Stored data:

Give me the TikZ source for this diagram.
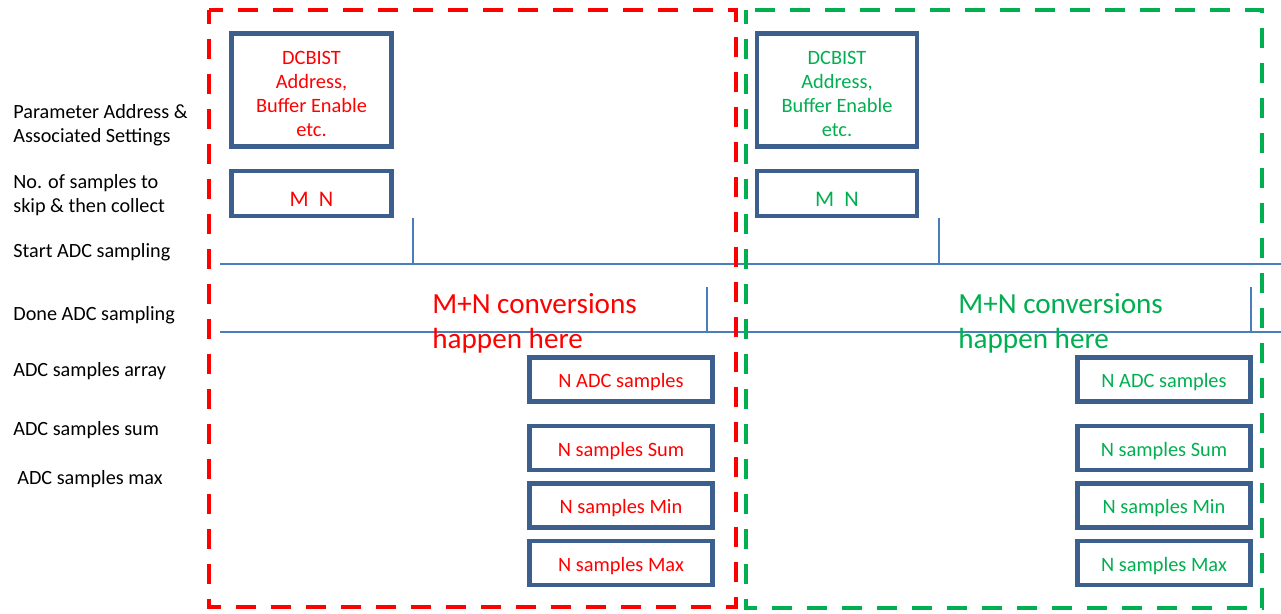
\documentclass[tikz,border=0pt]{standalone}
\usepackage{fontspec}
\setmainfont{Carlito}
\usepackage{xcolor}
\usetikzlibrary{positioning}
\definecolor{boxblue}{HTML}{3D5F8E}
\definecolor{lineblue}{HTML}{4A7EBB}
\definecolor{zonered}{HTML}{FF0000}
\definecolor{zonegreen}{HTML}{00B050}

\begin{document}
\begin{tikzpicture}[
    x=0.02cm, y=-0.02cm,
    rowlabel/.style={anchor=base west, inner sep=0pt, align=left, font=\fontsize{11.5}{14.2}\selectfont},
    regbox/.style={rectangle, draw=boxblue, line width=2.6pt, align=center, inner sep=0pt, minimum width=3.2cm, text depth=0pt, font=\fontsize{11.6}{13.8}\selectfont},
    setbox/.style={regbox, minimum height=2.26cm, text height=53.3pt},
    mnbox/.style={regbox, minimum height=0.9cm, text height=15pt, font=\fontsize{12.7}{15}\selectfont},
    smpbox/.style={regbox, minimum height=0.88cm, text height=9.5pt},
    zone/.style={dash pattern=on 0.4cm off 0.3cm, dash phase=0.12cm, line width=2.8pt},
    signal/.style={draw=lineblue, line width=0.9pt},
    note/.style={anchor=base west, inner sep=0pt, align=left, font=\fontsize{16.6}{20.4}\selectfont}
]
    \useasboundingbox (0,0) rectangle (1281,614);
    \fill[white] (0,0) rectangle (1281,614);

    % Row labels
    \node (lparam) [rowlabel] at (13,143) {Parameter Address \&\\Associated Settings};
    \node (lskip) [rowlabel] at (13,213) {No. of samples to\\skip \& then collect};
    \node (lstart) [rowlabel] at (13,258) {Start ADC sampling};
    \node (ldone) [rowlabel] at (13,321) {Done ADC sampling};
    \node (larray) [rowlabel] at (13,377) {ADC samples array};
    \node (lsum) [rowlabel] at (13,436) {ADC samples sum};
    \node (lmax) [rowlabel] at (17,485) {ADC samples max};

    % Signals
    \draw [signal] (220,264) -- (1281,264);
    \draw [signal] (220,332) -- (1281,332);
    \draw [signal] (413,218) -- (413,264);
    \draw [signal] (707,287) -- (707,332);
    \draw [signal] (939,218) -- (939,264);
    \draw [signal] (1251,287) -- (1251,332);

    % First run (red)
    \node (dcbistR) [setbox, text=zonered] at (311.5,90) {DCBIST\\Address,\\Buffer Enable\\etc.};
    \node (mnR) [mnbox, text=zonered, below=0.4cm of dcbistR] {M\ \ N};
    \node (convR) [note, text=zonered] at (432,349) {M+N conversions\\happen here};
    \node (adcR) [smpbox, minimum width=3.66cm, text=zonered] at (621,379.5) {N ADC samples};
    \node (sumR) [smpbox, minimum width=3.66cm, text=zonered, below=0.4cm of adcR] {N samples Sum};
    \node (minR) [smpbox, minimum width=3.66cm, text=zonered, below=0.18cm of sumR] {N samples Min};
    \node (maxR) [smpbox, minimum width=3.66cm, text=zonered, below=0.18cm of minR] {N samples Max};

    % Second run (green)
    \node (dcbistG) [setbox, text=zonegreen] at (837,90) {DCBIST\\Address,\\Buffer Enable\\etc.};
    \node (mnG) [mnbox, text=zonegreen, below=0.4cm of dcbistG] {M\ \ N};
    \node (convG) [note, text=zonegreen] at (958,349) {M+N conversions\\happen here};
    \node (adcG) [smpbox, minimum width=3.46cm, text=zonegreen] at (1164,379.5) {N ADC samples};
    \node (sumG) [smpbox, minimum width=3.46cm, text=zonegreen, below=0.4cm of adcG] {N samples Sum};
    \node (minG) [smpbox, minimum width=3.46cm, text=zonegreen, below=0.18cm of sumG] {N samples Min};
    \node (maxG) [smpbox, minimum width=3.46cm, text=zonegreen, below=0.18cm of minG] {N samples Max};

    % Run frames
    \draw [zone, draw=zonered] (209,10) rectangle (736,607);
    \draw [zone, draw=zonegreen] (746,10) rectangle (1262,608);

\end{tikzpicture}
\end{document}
---
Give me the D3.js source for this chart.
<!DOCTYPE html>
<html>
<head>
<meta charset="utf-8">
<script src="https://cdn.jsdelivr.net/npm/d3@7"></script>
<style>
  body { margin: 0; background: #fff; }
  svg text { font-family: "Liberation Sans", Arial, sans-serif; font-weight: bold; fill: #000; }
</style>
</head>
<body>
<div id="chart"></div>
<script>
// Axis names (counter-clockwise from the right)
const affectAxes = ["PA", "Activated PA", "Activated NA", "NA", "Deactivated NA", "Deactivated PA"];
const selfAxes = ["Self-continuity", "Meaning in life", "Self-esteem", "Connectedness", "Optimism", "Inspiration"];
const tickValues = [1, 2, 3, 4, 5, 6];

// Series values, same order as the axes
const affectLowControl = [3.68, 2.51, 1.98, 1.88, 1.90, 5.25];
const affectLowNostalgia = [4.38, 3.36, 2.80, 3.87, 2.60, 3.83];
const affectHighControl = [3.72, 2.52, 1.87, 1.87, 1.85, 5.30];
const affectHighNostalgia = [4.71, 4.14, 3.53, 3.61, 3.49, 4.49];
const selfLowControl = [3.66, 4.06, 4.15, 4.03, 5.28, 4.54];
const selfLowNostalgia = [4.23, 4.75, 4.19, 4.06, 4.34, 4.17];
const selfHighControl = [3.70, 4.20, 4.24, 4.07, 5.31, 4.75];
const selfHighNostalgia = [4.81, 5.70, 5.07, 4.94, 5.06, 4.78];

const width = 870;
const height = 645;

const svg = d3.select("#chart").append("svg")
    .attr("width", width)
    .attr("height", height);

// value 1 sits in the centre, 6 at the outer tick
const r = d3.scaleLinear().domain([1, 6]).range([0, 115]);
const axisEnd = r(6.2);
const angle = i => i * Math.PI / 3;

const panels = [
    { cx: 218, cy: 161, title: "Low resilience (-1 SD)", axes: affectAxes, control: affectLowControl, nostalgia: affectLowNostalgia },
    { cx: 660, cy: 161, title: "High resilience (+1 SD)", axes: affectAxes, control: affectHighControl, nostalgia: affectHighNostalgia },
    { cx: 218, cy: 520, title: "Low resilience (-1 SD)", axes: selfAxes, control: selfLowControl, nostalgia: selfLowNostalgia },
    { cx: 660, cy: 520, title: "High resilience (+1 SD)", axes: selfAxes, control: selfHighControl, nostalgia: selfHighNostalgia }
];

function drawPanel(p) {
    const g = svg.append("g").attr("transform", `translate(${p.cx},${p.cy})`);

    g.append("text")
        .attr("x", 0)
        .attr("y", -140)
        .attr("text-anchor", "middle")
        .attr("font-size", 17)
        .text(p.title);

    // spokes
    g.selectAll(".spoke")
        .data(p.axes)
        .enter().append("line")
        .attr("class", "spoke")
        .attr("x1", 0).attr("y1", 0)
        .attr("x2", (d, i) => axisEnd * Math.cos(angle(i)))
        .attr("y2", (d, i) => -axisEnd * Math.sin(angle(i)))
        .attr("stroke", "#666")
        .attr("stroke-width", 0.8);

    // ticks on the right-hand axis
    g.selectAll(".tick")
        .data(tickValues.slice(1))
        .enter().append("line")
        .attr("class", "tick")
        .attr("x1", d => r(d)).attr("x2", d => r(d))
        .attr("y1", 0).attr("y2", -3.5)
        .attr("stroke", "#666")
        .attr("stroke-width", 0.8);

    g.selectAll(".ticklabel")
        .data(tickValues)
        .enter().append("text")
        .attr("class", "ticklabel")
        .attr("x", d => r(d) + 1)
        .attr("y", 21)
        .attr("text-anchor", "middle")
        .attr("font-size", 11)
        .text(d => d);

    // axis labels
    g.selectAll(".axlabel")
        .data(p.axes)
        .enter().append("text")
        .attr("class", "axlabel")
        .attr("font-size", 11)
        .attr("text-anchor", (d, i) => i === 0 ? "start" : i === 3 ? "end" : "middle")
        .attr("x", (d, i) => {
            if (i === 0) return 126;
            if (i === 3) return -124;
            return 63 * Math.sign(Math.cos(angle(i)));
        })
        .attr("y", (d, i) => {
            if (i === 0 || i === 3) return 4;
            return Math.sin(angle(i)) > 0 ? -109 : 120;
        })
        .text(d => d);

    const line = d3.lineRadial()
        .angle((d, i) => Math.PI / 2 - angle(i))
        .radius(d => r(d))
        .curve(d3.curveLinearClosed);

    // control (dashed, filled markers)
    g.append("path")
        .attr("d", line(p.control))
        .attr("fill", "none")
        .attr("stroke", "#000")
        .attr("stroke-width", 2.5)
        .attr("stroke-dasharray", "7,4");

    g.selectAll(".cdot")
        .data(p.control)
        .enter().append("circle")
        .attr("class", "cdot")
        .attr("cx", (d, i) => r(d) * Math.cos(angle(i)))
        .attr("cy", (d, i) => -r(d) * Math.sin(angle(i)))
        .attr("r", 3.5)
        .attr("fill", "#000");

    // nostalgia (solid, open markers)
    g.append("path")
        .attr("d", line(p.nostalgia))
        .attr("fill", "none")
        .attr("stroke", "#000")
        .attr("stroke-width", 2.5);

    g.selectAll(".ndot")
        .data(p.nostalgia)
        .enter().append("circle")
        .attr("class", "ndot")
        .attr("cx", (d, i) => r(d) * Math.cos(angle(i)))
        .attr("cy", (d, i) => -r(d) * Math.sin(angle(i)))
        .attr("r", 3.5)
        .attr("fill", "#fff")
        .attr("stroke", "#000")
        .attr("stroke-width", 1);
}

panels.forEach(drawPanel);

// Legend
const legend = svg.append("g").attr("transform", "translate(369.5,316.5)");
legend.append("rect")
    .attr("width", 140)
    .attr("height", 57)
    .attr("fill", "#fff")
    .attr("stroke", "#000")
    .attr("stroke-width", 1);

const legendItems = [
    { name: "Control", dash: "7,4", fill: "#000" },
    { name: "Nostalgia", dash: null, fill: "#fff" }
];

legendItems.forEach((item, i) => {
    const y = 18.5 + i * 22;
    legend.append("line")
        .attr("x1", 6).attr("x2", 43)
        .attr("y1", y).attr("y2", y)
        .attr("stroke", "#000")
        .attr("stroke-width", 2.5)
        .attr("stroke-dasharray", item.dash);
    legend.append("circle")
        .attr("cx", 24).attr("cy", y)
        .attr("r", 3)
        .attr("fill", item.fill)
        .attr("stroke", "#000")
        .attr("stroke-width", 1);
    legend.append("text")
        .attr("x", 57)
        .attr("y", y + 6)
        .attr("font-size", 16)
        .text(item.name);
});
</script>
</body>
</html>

(Task instructions) From the entries above, pull out each line that includes "source".

(Output for this task)
Give me the TikZ source for this diagram.
Give me the D3.js source for this chart.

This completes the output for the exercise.